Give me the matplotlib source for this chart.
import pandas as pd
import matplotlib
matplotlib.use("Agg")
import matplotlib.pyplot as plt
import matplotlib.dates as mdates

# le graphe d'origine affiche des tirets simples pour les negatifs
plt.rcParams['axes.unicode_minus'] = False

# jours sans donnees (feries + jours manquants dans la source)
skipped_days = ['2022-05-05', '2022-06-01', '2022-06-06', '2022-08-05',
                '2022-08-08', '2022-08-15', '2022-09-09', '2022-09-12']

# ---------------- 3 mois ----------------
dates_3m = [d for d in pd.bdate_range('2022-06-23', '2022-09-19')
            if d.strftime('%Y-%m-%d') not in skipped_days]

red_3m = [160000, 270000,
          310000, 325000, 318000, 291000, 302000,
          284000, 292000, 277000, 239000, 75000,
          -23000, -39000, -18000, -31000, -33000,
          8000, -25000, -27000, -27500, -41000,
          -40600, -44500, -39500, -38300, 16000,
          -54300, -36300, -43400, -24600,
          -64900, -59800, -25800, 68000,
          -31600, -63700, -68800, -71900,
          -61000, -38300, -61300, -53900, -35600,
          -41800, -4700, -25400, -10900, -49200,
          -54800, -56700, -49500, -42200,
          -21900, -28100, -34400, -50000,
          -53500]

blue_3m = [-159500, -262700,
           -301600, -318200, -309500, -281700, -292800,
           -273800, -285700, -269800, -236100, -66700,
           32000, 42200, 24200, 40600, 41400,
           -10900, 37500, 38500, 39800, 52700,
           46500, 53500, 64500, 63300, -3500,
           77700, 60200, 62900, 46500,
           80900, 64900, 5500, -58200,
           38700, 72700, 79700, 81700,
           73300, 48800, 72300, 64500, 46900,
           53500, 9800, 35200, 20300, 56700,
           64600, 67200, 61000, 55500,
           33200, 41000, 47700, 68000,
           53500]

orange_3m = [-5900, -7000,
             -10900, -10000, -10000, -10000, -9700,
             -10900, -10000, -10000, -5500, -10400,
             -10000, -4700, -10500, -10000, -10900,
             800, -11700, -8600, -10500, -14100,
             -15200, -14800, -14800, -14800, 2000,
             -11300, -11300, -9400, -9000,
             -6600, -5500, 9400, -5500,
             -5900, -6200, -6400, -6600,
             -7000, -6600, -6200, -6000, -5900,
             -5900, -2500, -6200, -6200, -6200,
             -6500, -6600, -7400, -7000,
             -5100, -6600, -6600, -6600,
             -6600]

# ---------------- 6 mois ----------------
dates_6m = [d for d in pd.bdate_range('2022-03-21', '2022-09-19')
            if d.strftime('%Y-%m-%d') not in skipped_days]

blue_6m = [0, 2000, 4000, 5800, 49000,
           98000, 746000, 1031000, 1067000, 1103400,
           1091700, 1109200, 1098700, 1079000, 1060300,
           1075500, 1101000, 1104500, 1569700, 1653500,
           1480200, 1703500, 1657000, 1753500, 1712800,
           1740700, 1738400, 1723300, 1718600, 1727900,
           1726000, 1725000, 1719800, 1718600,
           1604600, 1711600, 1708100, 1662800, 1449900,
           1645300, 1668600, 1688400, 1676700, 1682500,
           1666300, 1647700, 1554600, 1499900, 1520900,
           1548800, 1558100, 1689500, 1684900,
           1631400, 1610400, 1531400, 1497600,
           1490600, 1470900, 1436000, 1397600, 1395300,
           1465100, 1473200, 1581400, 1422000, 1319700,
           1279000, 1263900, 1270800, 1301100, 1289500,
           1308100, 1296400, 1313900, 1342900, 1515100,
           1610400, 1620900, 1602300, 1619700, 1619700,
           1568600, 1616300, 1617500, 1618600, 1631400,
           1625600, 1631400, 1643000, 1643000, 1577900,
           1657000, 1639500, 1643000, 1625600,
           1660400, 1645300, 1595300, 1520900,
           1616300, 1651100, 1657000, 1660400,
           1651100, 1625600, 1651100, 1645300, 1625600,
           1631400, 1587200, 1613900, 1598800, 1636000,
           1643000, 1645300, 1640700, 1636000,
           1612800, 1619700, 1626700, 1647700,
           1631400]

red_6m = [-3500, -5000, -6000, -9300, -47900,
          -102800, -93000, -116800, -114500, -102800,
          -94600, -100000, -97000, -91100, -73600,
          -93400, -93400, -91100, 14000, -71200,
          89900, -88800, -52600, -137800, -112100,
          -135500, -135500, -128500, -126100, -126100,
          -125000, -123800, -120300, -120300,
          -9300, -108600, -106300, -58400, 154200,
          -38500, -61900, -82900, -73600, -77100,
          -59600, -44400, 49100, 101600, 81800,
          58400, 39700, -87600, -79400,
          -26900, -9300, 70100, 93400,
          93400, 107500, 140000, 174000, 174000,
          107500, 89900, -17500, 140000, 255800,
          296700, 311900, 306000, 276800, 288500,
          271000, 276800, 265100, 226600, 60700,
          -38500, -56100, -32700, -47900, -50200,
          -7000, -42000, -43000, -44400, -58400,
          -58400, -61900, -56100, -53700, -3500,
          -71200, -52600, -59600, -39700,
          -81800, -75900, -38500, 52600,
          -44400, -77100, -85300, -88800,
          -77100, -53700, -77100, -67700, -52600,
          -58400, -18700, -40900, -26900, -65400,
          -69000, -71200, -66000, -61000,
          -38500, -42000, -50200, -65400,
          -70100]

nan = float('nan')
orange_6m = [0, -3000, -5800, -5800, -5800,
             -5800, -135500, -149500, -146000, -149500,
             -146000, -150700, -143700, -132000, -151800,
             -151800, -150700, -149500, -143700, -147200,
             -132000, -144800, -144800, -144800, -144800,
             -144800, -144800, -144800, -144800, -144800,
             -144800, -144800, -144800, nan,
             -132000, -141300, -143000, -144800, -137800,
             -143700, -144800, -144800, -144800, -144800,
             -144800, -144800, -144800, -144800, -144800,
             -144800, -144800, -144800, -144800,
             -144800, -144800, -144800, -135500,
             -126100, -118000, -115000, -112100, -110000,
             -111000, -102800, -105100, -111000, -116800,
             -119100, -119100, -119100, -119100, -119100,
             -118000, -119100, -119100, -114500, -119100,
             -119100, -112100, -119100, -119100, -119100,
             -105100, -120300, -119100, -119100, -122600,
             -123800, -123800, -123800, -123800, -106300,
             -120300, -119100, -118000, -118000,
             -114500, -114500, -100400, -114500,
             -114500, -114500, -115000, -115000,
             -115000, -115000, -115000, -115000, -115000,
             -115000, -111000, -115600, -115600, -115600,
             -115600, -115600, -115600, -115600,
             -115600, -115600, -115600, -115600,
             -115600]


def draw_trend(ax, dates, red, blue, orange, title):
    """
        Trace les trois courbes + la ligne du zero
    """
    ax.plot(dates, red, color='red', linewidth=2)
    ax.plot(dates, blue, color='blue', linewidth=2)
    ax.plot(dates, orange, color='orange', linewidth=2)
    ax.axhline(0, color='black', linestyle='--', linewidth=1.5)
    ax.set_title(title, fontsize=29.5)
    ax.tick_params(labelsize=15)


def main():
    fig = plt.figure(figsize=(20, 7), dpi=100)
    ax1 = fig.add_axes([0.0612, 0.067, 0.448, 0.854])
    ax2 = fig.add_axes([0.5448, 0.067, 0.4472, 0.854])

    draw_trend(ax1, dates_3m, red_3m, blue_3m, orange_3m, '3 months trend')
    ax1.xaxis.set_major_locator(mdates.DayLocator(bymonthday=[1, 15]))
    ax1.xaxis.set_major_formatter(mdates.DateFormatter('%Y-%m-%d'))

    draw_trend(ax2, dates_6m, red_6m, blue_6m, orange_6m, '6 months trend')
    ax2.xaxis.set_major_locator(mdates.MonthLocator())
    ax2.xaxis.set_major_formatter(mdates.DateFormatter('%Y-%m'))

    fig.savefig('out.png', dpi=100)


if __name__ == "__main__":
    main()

------

## Exercise
Scan the material above. Copy each line that holds the word "matplotlib".

## Written solution
Give me the matplotlib source for this chart.
import matplotlib
matplotlib.use("Agg")
import matplotlib.pyplot as plt
import matplotlib.dates as mdates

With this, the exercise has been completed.